_PROBLEM DETAILS_
Your task is to reproduce, verbatim and without pictures, the lines from the opening of the listing through the line containing "9.81, 8.96, 9.41];".

_SUPPLIED DATA_
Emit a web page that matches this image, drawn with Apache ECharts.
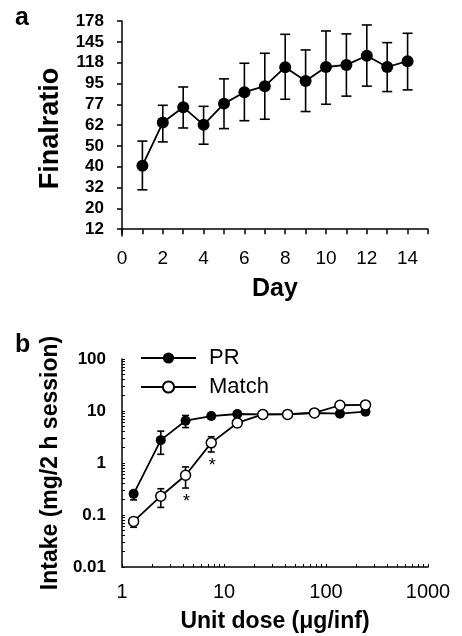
<!DOCTYPE html>
<html>
<head>
<meta charset="utf-8">
<script src="https://cdn.jsdelivr.net/npm/echarts@6/dist/echarts.min.js"></script>
<style>
  html, body { margin: 0; padding: 0; background: #fff; }
  #chart { width: 462px; height: 636px; }
</style>
</head>
<body>
<div id="chart"></div>
<script>
// panel a: final ratio per day, stored as step position on the ratio scale (0 = 12 ... 10 = 178)
var ratioTicks = ['12', '20', '32', '40', '50', '62', '77', '95', '118', '145', '178'];
var days = [1, 2, 3, 4, 5, 6, 7, 8, 9, 10, 11, 12, 13, 14];
var ratioStep = [3.05, 5.12, 5.86, 5.01, 6.03, 6.58, 6.87, 7.78, 7.12, 7.79, 7.89, 8.33, 7.79, 8.07];
var ratioLow = [1.89, 4.19, 4.86, 4.08, 4.83, 5.21, 5.28, 6.24, 5.65, 6.0, 6.39, 6.87, 6.61, 6.69];
var ratioHigh = [4.23, 5.95, 6.83, 5.9, 7.22, 7.97, 8.45, 9.36, 8.61, 9.52, 9.38, 9.81, 8.96, 9.41];

// panel b: intake vs unit dose
var doses = [1.3, 2.4, 4.2, 7.5, 13.5, 24, 42, 77, 137, 244];
var prIntake = [0.255, 2.75, 6.5, 8.0, 8.75, 8.6, 8.7, 9.15, 8.9, 9.7];
var prLow = [0.195, 1.47, 4.8, 7.0, 8.0, 8.6, 8.7, 9.15, 8.9, 9.7];
var prHigh = [0.29, 4.1, 8.2, 9.0, 9.5, 8.6, 8.7, 9.15, 8.9, 9.7];
var matchIntake = [0.0754, 0.23, 0.58, 2.44, 5.9, 8.6, 8.6, 9.2, 12.9, 13.1];
var matchLow = [0.058, 0.14, 0.33, 1.63, 5.0, 8.6, 8.6, 9.2, 12.9, 13.1];
var matchHigh = [0.085, 0.32, 0.84, 3.2, 6.6, 8.6, 8.6, 9.2, 12.9, 13.1];
var sigIdx = [2, 3];
var doseTicks = [1, 10, 100, 1000];
var intakeTicks = [0.01, 0.1, 1, 10, 100];

var FONT = '"Liberation Sans", Arial, sans-serif';

function logMinor(from, to) {
  var out = [];
  for (var d = from; d < to; d *= 10) {
    for (var k = 1; k < 10; k++) out.push(+(d * k).toPrecision(3));
  }
  out.push(to);
  return out;
}

function plain(v) { return String(+(+v).toPrecision(3)); }

function errorBars(cap) {
  return function (params, api) {
    var x = api.value(0);
    var lo = api.coord([x, api.value(1)]);
    var hi = api.coord([x, api.value(2)]);
    var st = { stroke: '#000', lineWidth: 1.6 };
    return {
      type: 'group',
      children: [
        { type: 'line', shape: { x1: lo[0], y1: lo[1], x2: hi[0], y2: hi[1] }, style: st },
        { type: 'line', shape: { x1: lo[0] - cap, y1: lo[1], x2: lo[0] + cap, y2: lo[1] }, style: st },
        { type: 'line', shape: { x1: hi[0] - cap, y1: hi[1], x2: hi[0] + cap, y2: hi[1] }, style: st }
      ]
    };
  };
}

var chart = echarts.init(document.getElementById('chart'));

var option = {
  backgroundColor: '#fff',
  animation: false,
  textStyle: { fontFamily: FONT, color: '#000' },
  graphic: [
    { type: 'text', left: 15, top: 6, style: { text: 'a', font: 'bold 25px ' + FONT, fill: '#000' } },
    { type: 'text', left: 15, top: 333, style: { text: 'b', font: 'bold 25px ' + FONT, fill: '#000' } }
  ],
  legend: {
    left: 135,
    top: 342,
    orient: 'vertical',
    itemWidth: 55,
    itemHeight: 14,
    itemGap: 7,
    data: ['PR', 'Match'],
    textStyle: { fontSize: 22, fontFamily: FONT, color: '#000', lineHeight: 22, padding: [0, 0, 0, 8] }
  },
  grid: [
    { left: 122, top: 21, right: 34, bottom: 400 },
    { left: 122, top: 359, right: 34, bottom: 69 }
  ],
  xAxis: [
    {
      gridIndex: 0, type: 'value', min: 0, max: 15, interval: 1,
      name: 'Day', nameLocation: 'middle', nameGap: 41,
      nameTextStyle: { fontSize: 25, fontWeight: 'bold', fontFamily: FONT, color: '#000' },
      axisLine: { lineStyle: { color: '#000', width: 1.5 } },
      axisTick: { show: true, length: 5, lineStyle: { color: '#000', width: 1.5 } },
      axisLabel: {
        margin: 13, fontSize: 19, color: '#000', fontFamily: FONT,
        formatter: function (v) { return v % 2 ? '' : String(v); }
      },
      splitLine: { show: false }
    },
    {
      gridIndex: 1, type: 'log', logBase: 10, min: 1, max: 1000,
      name: 'Unit dose (\u03bcg/inf)', nameLocation: 'middle', nameGap: 43,
      nameTextStyle: { fontSize: 23, fontWeight: 'bold', fontFamily: FONT, color: '#000' },
      axisLine: { lineStyle: { color: '#000', width: 1.5 } },
      axisTick: { show: true, inside: true, length: 3, customValues: logMinor(1, 1000), lineStyle: { color: '#000', width: 1 } },
      axisLabel: { margin: 15, fontSize: 20, color: '#000', fontFamily: FONT, customValues: doseTicks, formatter: plain },
      splitLine: { show: false }
    }
  ],
  yAxis: [
    {
      gridIndex: 0, type: 'value', min: -0.33, max: 10,
      name: 'Finalratio', nameLocation: 'middle', nameGap: 58,
      nameTextStyle: { fontSize: 27, fontWeight: 'bold', fontFamily: FONT, color: '#000' },
      axisLine: { show: true, lineStyle: { color: '#000', width: 1.5 } },
      axisTick: { show: true, length: 5, customValues: [0, 1, 2, 3, 4, 5, 6, 7, 8, 9, 10], lineStyle: { color: '#000', width: 1.5 } },
      axisLabel: {
        margin: 18, fontSize: 17, fontWeight: 'bold', color: '#000', fontFamily: FONT,
        customValues: [0, 1, 2, 3, 4, 5, 6, 7, 8, 9, 10],
        formatter: function (v) { return ratioTicks[Math.round(v)]; }
      },
      splitLine: { show: false }
    },
    {
      gridIndex: 1, type: 'log', logBase: 10, min: 0.01, max: 100,
      name: 'Intake (mg/2 h session)', nameLocation: 'middle', nameGap: 60,
      nameTextStyle: { fontSize: 23, fontWeight: 'bold', fontFamily: FONT, color: '#000' },
      axisLine: { show: true, lineStyle: { color: '#000', width: 1.5 } },
      axisTick: { show: true, inside: true, length: 3, customValues: logMinor(0.01, 100), lineStyle: { color: '#000', width: 1 } },
      axisLabel: {
        margin: 16, fontSize: 17, fontWeight: 'bold', color: '#000', fontFamily: FONT,
        customValues: intakeTicks, formatter: plain
      },
      splitLine: { show: false }
    }
  ],
  series: [
    {
      type: 'custom', xAxisIndex: 0, yAxisIndex: 0, z: 1,
      renderItem: errorBars(5),
      encode: { x: 0, y: [1, 2] },
      data: days.map(function (d, i) { return [d, ratioLow[i], ratioHigh[i]]; })
    },
    {
      type: 'line', xAxisIndex: 0, yAxisIndex: 0, z: 3,
      symbol: 'circle', symbolSize: 12,
      lineStyle: { color: '#000', width: 1.8 },
      itemStyle: { color: '#000' },
      data: days.map(function (d, i) { return [d, ratioStep[i]]; })
    },
    {
      type: 'custom', xAxisIndex: 1, yAxisIndex: 1, z: 1,
      renderItem: errorBars(3.5),
      encode: { x: 0, y: [1, 2] },
      data: doses.map(function (d, i) { return [d, prLow[i], prHigh[i]]; })
    },
    {
      type: 'custom', xAxisIndex: 1, yAxisIndex: 1, z: 1,
      renderItem: errorBars(3.5),
      encode: { x: 0, y: [1, 2] },
      data: doses.map(function (d, i) { return [d, matchLow[i], matchHigh[i]]; })
    },
    {
      name: 'PR', type: 'line', xAxisIndex: 1, yAxisIndex: 1, z: 3,
      symbol: 'circle', symbolSize: 10,
      lineStyle: { color: '#000', width: 1.8 },
      itemStyle: { color: '#000' },
      data: doses.map(function (d, i) { return [d, prIntake[i]]; })
    },
    {
      name: 'Match', type: 'line', xAxisIndex: 1, yAxisIndex: 1, z: 4,
      symbol: 'circle', symbolSize: 10,
      lineStyle: { color: '#000', width: 1.8 },
      itemStyle: { color: '#fff', borderColor: '#000', borderWidth: 1.5 },
      data: doses.map(function (d, i) { return [d, matchIntake[i]]; })
    },
    {
      type: 'custom', xAxisIndex: 1, yAxisIndex: 1, z: 5,
      renderItem: function (params, api) {
        var p = api.coord([api.value(0), api.value(1)]);
        return {
          type: 'text',
          style: { text: '*', x: p[0] + 1, y: p[1] + 14, font: '18px ' + FONT, fill: '#000', align: 'center', verticalAlign: 'middle' }
        };
      },
      encode: { x: 0, y: 1 },
      data: sigIdx.map(function (i) { return [doses[i], matchLow[i]]; })
    }
  ]
};

chart.setOption(option);
</script>
</body>
</html>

_EXERCISE RESPONSE_
Emit a web page that matches this image, drawn with Apache ECharts.
<!DOCTYPE html>
<html>
<head>
<meta charset="utf-8">
<script src="https://cdn.jsdelivr.net/npm/echarts@6/dist/echarts.min.js"></script>
<style>
  html, body { margin: 0; padding: 0; background: #fff; }
  #chart { width: 462px; height: 636px; }
</style>
</head>
<body>
<div id="chart"></div>
<script>
// panel a: final ratio per day, stored as step position on the ratio scale (0 = 12 ... 10 = 178)
var ratioTicks = ['12', '20', '32', '40', '50', '62', '77', '95', '118', '145', '178'];
var days = [1, 2, 3, 4, 5, 6, 7, 8, 9, 10, 11, 12, 13, 14];
var ratioStep = [3.05, 5.12, 5.86, 5.01, 6.03, 6.58, 6.87, 7.78, 7.12, 7.79, 7.89, 8.33, 7.79, 8.07];
var ratioLow = [1.89, 4.19, 4.86, 4.08, 4.83, 5.21, 5.28, 6.24, 5.65, 6.0, 6.39, 6.87, 6.61, 6.69];
var ratioHigh = [4.23, 5.95, 6.83, 5.9, 7.22, 7.97, 8.45, 9.36, 8.61, 9.52, 9.38, 9.81, 8.96, 9.41];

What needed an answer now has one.